■ WORK REQUIRED ■
Each line below is to be written out in full, exactly as shown.

■ GIVEN INFORMATION ■

*****

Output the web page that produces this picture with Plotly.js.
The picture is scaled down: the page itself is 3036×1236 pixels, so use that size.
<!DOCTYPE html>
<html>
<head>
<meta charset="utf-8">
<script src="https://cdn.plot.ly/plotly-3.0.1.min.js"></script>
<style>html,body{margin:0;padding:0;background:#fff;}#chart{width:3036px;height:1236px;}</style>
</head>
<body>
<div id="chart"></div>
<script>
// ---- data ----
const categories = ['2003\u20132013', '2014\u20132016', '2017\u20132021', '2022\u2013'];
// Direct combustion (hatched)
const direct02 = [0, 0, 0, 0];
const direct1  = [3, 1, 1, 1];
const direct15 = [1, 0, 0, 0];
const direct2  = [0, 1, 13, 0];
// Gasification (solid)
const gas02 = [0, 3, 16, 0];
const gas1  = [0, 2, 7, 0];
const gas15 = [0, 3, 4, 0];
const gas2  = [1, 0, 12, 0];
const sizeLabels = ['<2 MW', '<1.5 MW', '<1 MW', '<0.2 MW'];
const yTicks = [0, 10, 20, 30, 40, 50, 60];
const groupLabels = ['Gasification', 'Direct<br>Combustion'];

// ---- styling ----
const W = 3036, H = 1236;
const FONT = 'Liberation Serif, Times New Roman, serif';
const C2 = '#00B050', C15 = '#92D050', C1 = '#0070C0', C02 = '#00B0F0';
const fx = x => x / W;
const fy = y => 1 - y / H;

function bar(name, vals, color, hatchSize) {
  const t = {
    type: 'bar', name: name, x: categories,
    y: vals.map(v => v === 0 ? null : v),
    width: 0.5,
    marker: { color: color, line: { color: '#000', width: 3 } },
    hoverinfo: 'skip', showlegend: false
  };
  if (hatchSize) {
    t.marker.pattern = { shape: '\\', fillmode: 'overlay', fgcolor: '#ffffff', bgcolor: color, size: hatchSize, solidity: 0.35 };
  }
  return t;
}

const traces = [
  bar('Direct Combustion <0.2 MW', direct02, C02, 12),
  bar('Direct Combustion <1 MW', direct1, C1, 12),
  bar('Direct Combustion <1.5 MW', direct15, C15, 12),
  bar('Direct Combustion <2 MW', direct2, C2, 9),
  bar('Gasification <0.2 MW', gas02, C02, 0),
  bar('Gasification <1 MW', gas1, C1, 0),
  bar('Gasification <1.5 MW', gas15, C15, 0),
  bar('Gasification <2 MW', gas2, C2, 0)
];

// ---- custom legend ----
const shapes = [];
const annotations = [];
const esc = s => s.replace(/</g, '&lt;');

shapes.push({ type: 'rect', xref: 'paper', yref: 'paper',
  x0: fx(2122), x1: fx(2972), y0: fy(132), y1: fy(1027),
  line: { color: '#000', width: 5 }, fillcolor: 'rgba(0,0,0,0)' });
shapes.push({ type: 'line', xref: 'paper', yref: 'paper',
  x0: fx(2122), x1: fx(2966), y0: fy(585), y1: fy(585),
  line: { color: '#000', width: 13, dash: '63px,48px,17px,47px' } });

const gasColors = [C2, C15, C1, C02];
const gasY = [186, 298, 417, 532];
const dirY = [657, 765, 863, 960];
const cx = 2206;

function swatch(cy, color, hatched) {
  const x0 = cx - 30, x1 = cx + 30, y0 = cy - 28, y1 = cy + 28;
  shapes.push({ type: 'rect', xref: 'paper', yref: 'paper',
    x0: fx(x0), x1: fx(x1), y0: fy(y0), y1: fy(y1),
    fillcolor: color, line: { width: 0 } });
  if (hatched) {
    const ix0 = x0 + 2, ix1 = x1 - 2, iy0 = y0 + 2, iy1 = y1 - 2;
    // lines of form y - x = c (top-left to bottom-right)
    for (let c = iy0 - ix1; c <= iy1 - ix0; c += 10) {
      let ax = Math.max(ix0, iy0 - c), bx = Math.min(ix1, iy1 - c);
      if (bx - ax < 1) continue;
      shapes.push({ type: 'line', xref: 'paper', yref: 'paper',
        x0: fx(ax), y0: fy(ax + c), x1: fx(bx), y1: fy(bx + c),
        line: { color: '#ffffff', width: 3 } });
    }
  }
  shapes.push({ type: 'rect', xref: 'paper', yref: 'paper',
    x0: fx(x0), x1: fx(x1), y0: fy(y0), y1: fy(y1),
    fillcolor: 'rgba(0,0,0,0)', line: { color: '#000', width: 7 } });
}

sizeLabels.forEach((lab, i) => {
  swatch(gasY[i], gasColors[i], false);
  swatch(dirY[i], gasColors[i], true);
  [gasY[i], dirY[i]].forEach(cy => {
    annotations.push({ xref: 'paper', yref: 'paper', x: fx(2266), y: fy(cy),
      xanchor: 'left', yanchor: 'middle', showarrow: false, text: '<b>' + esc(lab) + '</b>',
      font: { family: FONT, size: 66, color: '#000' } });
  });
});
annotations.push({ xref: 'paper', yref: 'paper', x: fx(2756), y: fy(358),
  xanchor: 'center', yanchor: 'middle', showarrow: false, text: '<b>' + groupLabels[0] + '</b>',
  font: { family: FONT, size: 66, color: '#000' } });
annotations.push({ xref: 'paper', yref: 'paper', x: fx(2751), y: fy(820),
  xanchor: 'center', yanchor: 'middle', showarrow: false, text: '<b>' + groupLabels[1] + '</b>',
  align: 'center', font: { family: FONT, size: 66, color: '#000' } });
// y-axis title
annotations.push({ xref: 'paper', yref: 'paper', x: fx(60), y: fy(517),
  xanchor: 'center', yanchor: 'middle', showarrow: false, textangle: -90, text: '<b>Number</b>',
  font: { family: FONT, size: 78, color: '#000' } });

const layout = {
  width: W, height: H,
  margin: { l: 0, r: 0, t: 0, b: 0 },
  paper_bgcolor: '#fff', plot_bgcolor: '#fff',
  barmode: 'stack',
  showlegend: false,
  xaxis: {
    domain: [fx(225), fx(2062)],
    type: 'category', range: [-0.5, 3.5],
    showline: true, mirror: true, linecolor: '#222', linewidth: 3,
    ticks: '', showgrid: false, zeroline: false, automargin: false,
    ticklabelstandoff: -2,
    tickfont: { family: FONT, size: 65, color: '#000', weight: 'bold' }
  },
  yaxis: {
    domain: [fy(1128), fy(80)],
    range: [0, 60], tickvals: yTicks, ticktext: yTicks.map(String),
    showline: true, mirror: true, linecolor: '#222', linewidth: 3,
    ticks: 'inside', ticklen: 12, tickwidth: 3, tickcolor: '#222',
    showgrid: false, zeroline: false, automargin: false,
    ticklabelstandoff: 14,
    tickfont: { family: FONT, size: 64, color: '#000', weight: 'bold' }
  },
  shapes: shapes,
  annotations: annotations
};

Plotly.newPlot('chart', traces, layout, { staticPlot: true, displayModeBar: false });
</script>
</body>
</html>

*****

■ SOLUTION TO THE EXERCISE ■
Output the web page that produces this picture with Plotly.js.
The picture is scaled down: the page itself is 3036×1236 pixels, so use that size.
<!DOCTYPE html>
<html>
<head>
<meta charset="utf-8">
<script src="https://cdn.plot.ly/plotly-3.0.1.min.js"></script>
<style>html,body{margin:0;padding:0;background:#fff;}#chart{width:3036px;height:1236px;}</style>
</head>
<body>
<div id="chart"></div>
<script>
// ---- data ----
const categories = ['2003\u20132013', '2014\u20132016', '2017\u20132021', '2022\u2013'];
// Direct combustion (hatched)
const direct02 = [0, 0, 0, 0];
const direct1  = [3, 1, 1, 1];
const direct15 = [1, 0, 0, 0];
const direct2  = [0, 1, 13, 0];
// Gasification (solid)
const gas02 = [0, 3, 16, 0];
const gas1  = [0, 2, 7, 0];
const gas15 = [0, 3, 4, 0];
const gas2  = [1, 0, 12, 0];
const sizeLabels = ['<2 MW', '<1.5 MW', '<1 MW', '<0.2 MW'];
const yTicks = [0, 10, 20, 30, 40, 50, 60];
const groupLabels = ['Gasification', 'Direct<br>Combustion'];

// ---- styling ----
const W = 3036, H = 1236;
const FONT = 'Liberation Serif, Times New Roman, serif';
const C2 = '#00B050', C15 = '#92D050', C1 = '#0070C0', C02 = '#00B0F0';
const fx = x => x / W;
const fy = y => 1 - y / H;

function bar(name, vals, color, hatchSize) {
  const t = {
    type: 'bar', name: name, x: categories,
    y: vals.map(v => v === 0 ? null : v),
    width: 0.5,
    marker: { color: color, line: { color: '#000', width: 3 } },
    hoverinfo: 'skip', showlegend: false
  };
  if (hatchSize) {
    t.marker.pattern = { shape: '\\', fillmode: 'overlay', fgcolor: '#ffffff', bgcolor: color, size: hatchSize, solidity: 0.35 };
  }
  return t;
}

const traces = [
  bar('Direct Combustion <0.2 MW', direct02, C02, 12),
  bar('Direct Combustion <1 MW', direct1, C1, 12),
  bar('Direct Combustion <1.5 MW', direct15, C15, 12),
  bar('Direct Combustion <2 MW', direct2, C2, 9),
  bar('Gasification <0.2 MW', gas02, C02, 0),
  bar('Gasification <1 MW', gas1, C1, 0),
  bar('Gasification <1.5 MW', gas15, C15, 0),
  bar('Gasification <2 MW', gas2, C2, 0)
];

// ---- custom legend ----
const shapes = [];
const annotations = [];
const esc = s => s.replace(/</g, '&lt;');

shapes.push({ type: 'rect', xref: 'paper', yref: 'paper',
  x0: fx(2122), x1: fx(2972), y0: fy(132), y1: fy(1027),
  line: { color: '#000', width: 5 }, fillcolor: 'rgba(0,0,0,0)' });
shapes.push({ type: 'line', xref: 'paper', yref: 'paper',
  x0: fx(2122), x1: fx(2966), y0: fy(585), y1: fy(585),
  line: { color: '#000', width: 13, dash: '63px,48px,17px,47px' } });

const gasColors = [C2, C15, C1, C02];
const gasY = [186, 298, 417, 532];
const dirY = [657, 765, 863, 960];
const cx = 2206;

function swatch(cy, color, hatched) {
  const x0 = cx - 30, x1 = cx + 30, y0 = cy - 28, y1 = cy + 28;
  shapes.push({ type: 'rect', xref: 'paper', yref: 'paper',
    x0: fx(x0), x1: fx(x1), y0: fy(y0), y1: fy(y1),
    fillcolor: color, line: { width: 0 } });
  if (hatched) {
    const ix0 = x0 + 2, ix1 = x1 - 2, iy0 = y0 + 2, iy1 = y1 - 2;
    // lines of form y - x = c (top-left to bottom-right)
    for (let c = iy0 - ix1; c <= iy1 - ix0; c += 10) {
      let ax = Math.max(ix0, iy0 - c), bx = Math.min(ix1, iy1 - c);
      if (bx - ax < 1) continue;
      shapes.push({ type: 'line', xref: 'paper', yref: 'paper',
        x0: fx(ax), y0: fy(ax + c), x1: fx(bx), y1: fy(bx + c),
        line: { color: '#ffffff', width: 3 } });
    }
  }
  shapes.push({ type: 'rect', xref: 'paper', yref: 'paper',
    x0: fx(x0), x1: fx(x1), y0: fy(y0), y1: fy(y1),
    fillcolor: 'rgba(0,0,0,0)', line: { color: '#000', width: 7 } });
}

sizeLabels.forEach((lab, i) => {
  swatch(gasY[i], gasColors[i], false);
  swatch(dirY[i], gasColors[i], true);
  [gasY[i], dirY[i]].forEach(cy => {
    annotations.push({ xref: 'paper', yref: 'paper', x: fx(2266), y: fy(cy),
      xanchor: 'left', yanchor: 'middle', showarrow: false, text: '<b>' + esc(lab) + '</b>',
      font: { family: FONT, size: 66, color: '#000' } });
  });
});
annotations.push({ xref: 'paper', yref: 'paper', x: fx(2756), y: fy(358),
  xanchor: 'center', yanchor: 'middle', showarrow: false, text: '<b>' + groupLabels[0] + '</b>',
  font: { family: FONT, size: 66, color: '#000' } });
annotations.push({ xref: 'paper', yref: 'paper', x: fx(2751), y: fy(820),
  xanchor: 'center', yanchor: 'middle', showarrow: false, text: '<b>' + groupLabels[1] + '</b>',
  align: 'center', font: { family: FONT, size: 66, color: '#000' } });
// y-axis title
annotations.push({ xref: 'paper', yref: 'paper', x: fx(60), y: fy(517),
  xanchor: 'center', yanchor: 'middle', showarrow: false, textangle: -90, text: '<b>Number</b>',
  font: { family: FONT, size: 78, color: '#000' } });

const layout = {
  width: W, height: H,
  margin: { l: 0, r: 0, t: 0, b: 0 },
  paper_bgcolor: '#fff', plot_bgcolor: '#fff',
  barmode: 'stack',
  showlegend: false,
  xaxis: {
    domain: [fx(225), fx(2062)],
    type: 'category', range: [-0.5, 3.5],
    showline: true, mirror: true, linecolor: '#222', linewidth: 3,
    ticks: '', showgrid: false, zeroline: false, automargin: false,
    ticklabelstandoff: -2,
    tickfont: { family: FONT, size: 65, color: '#000', weight: 'bold' }
  },
  yaxis: {
    domain: [fy(1128), fy(80)],
    range: [0, 60], tickvals: yTicks, ticktext: yTicks.map(String),
    showline: true, mirror: true, linecolor: '#222', linewidth: 3,
    ticks: 'inside', ticklen: 12, tickwidth: 3, tickcolor: '#222',
    showgrid: false, zeroline: false, automargin: false,
    ticklabelstandoff: 14,
    tickfont: { family: FONT, size: 64, color: '#000', weight: 'bold' }
  },
  shapes: shapes,
  annotations: annotations
};

Plotly.newPlot('chart', traces, layout, { staticPlot: true, displayModeBar: false });
</script>
</body>
</html>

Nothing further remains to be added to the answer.